Taewon Heo has been capturing “found-painting” images from various cities since 2005. The paintings are the result of covering over graffiti in public areas. His new exhibition at LIBERTINE focuses on the aftermath of the 2020 Hong Kong protests. At its core, Heo’s art questions the nature of authority and its psychoanalytic implications.
Who are the secret cops. In these times they are everywhere. Or nowhere. Everyone is concerned to do away with “the man” – the authority – the cop. But like a mutation, the cop has multiplied and gone into hiding in each and every one. In the name of righteousness each one is desperate to show his virtue – yet this is nothing other than an adherence to a more insidious cop – the superego of group allegiance and normativity. No longer is there a patriarch to point to or a clear rule of law. There is but a covert and unspoken norm of village mentality that one must guess at to agree to or be excluded. As humans we have degenerated from the level of “civil rights” to deviate from the norm as “one” of absolute difference, to the point of majority rules as a form of minority rules. Identity. Belonging. The Ego mirrors the Superego of the group.

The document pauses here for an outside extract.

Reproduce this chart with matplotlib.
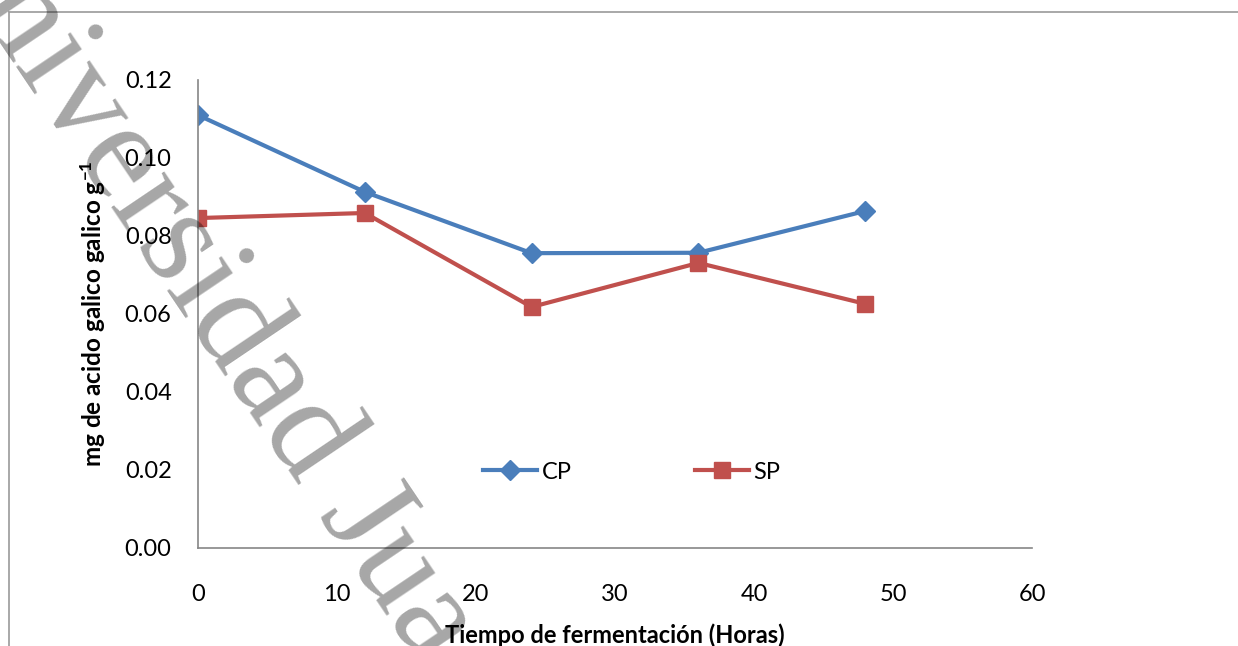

What is painting? To paint is to apply pigment for the purpose of conveying meaning. Not only a figurative depiction reproducing the imagined reality of what we see. Not only an abstract conjuring of projections and feelings. Painting a house is one way. Painting a sidewalk crack. Painting in the air where it exists for moments. Painting on the wall – a message or just a signature (yet in stylized form).
So is Taewon Heo someone who seeks the most abstract art – an art of non-production and non-meaning to make us think. Or rather to make his parents not think yet feel he is a waste. Or is he one who presents the opposite: a political message to resist. Or is the message the same. That is that the most political message today is still just to resist the cop inside of us no matter what that is. He is both by means of the final solution: PAINT.
The simplest gesture of art can sometimes be political. But how can documentation of political resistance honor the medium of art: through video, photo, paint, and performance something can be rendered of the LIBERTINE.